Lviv is as the tourist bureau says is “Open to the World”. As a non-native visitor I don’t feel out of place. There are people here from all over the world. My neighborhood market cashier now says thank you to me in English. I still say “dyakuyu”.
It is a delightful walking town. There is so much to see and the mood changes daily. Rynok Square and other the historical center of the city are my favorite places to walk very little car traffic, with benches and outdoor cafes to sit and just people watch, always lively and full of surprises.
That said, as a pedestrian you need to be alert. Rush hour traffic is chaotic, too many cars and not enough street. Drivers frequently park their cars on the sidewalks. So far I haven’t seen posted speed limits. My observations as a pedestrian and an Uber passenger is that cars go as fast as they can until they encounter an obstacle. Caution, you don’t want to be that obstacle. I always cross at the designated cross walk, but I wait for at least one other person to be with me.
When it comes traveling a significant distance, other than walking, my weekly mode of transportation is the “tramvay” or tram.
Fare for the tram is 5 UAH (Ukrainian Hryvnia), which is about 0.19 USD. You can purchase tickets on the tram. Most rides are on the honor system. On one occasion an inspector entered the tram and asked us to show our tickets. You purchase your ticket, then you need to punch it as soon as possible. On a full tram this can be a challenge. Frequently when people are too crowded to snake their way forward to purchase a ticket they will just pass their money to the person in front of them with instructions for how many and which type of tickets they wish. Then their change and tickets will get passed back to them. Students ride for 2.50 UAH, I know this because two students passed me 5 UAH to buy their tickets.
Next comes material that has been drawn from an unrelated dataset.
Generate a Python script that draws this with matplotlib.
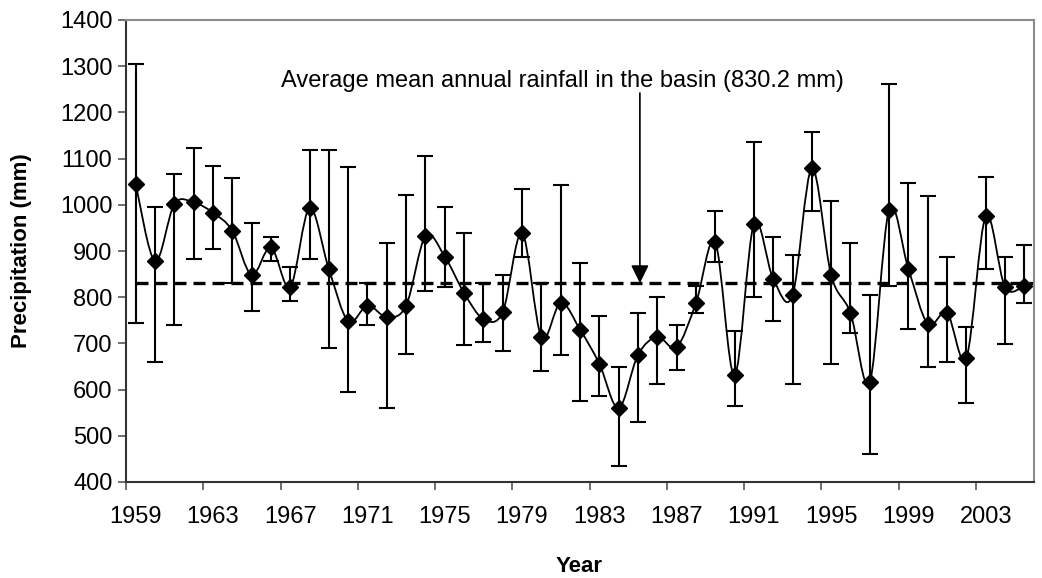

Generally my tram experience has been pleasant. I usually haven’t had to wait too long and fortuately my route only involves 4 stops. Twice someone has given me their seat. Unfortunately there have been at least three occasions when my ride was cut short. The driver was stopped in traffic barely moving. She then made a lengthy announcement, some of which I understood. While I was still digesting the message, everyone else on the tram just sttood up, rushed off and started walking. Typically, I am not afraid to go against the crowd, but in cases like this I have learned it is best to follow the lead of the native speakers.
Continuing to learn new lessons everyday.